At least ten members of the Madison Common Council chose not to sign a supplementary statement on their official oaths of office on Tuesday afternoon. The statement pledges opposition to the Wisconsin marriage amendment adopted last fall.
Of the nine new alders, four chose to sign the statement while five decided not to, including Eli Judge, the former chair of the statewide student group organized to defeat the amendment.
This supplemental statement reads:
I take this oath of office today under protest to the passage of the constitutional amendment creating article XIII, section 13, of the Wisconsin Constitution. This amendment besmirches our Constitution with these words:
"Only a marriage between one man and one woman shall be valid or recognized as a marriage in this state. A legal status identical or substantially similar to that of marriage for unmarried individuals shall not be valid or recognized in this state."
I pledge to work to eliminate this section from the Constitution and work to prevent any discriminatory impacts from its application.
Mayor Dave Cieslewicz, who started his inaugural speech today with a reference to the amendment and his opposition to it, signed the statement. So did ten alders. They are:
- Zach Brandon
- Tim Gruber
- Julia Kerr
- Brenda Konkel
- Larry Palm
- Satya Rhodes-Conway
- Marsha Rummel
- Brian Solomon
- Mike Verveer
- Robbie Webber
Ten alders chose not to sign the supplementary statement. They are:
- Tim Bruer
- Joe Clausius
- Mark Clear
- Lauren Cnare
- Judy Compton
- Eli Judge
- Thuy Pham-Remmele
- Jed Sanborn
- Michael Schumacher
- Paul Skidmore
Judge, who replaces Austin King on the Council as representative of eighth district, populated heavily by students, was chair of Students for a Fair Wisconsin. The new alder explained his decision on his blog:
With all that said, I will not be taking the supplemental statement to the oath.
I have told this to a couple students and future-fellow alders and many are relatively surprised.
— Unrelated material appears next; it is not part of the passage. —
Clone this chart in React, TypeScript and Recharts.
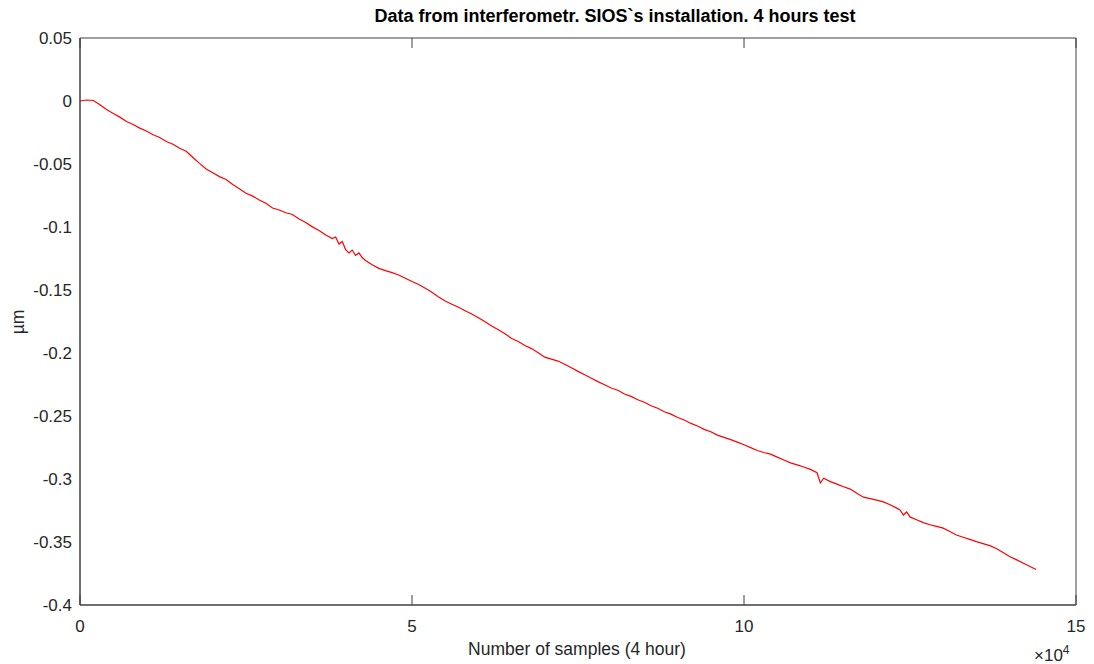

Given my past record and the fact that I publicly identify as "gay," I am usually considered a sure-fire "statement-er." I can assure you, my decision has nothing to do with a change in heart over the ban and its effects. I will continue to fight the ban, prejudice, or hate against any community until the day I die. I simply do not feel the need to declare that truth in the same breath by which I am put into public office.
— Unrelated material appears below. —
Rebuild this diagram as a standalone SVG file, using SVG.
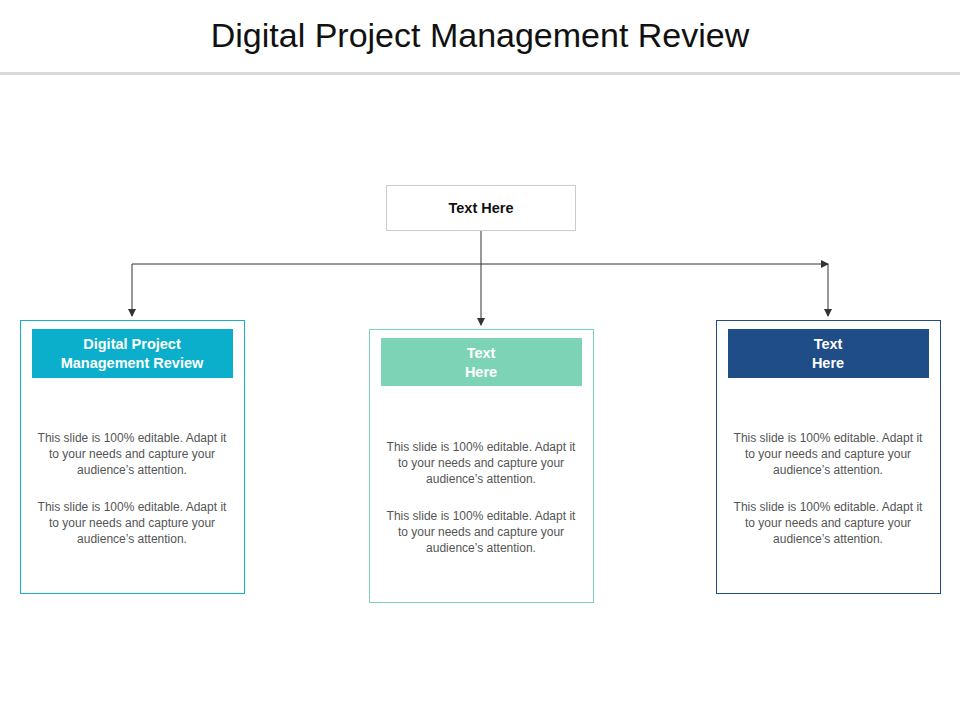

On a personal note, I also have reservations about tagging things to an oath of office. I fear that, in 20 years, as I watch my children tear down this hateful, worthless excuse for a constitutional addition, some other city or town may decide to follow our precedent and, in the event that we pass an amendment that allows same-sex marriage, establishes a statement against gay marriage. Admittedly, my long-sighted view of the matter is broadly applied, but I fear for the child sitting in a conservative town or village, questioning his or her own sexuality only to find that the individuals who administer his or her town have "stated" that he doesn't deserve equal rights.
With that said, there are some advantages to our city having the statement. Mike Ross, a former appointee to the Equal Opportunities Commission and fellow activist with Fair Wisconsin, left his position on the EOC in light of the ban's passage. His position is more than understandable and, in my eyes, commendable. I believe that, if having the statement can act as a deterrent to losing such qualified and dedicated public servants as Mike, it serves a good purpose.
It's a mixed bag. I won't be taking the statement, but I completely understand why the City and those utilizing the addition would.
This is a clear sign that Judge will be approaching his aldermanic position from a different perspective than that held by Austin King, and could portend a significant shift in the balance of power on the council.
Offering a different perspective, Ald. Zach Brandon passed out copies of his statement on the issue to media present at the swearing-in ceremony in council chambers Tuesday afternoon. It reads:
It is important to note that the legislation did NOT amend the oath of office. I would not have supported that, because I do consider it a part of my civic obligation.
But, making a separate statement, that is not part of the oath, in order to take a stand against discrimination, however popular that discrimination happens to be, is equally part of that obligation.
Remember, it wasn't that long ago (1967) that the Supreme Court finally overturned inter-racial marriage bans. If the amendment this fall had banned inter-racial marriages, I would not have been expected to, nor would I have, stood silent.
When I was younger, a retiring politician, who served during segregation, told me that "history is littered with politicians who, when given the opportunity to stand up for what is just, stood by and did nothing." He told me that he still lost sleep for the times that he stood by.
I have to be honest, I think I will sleep pretty well tonight.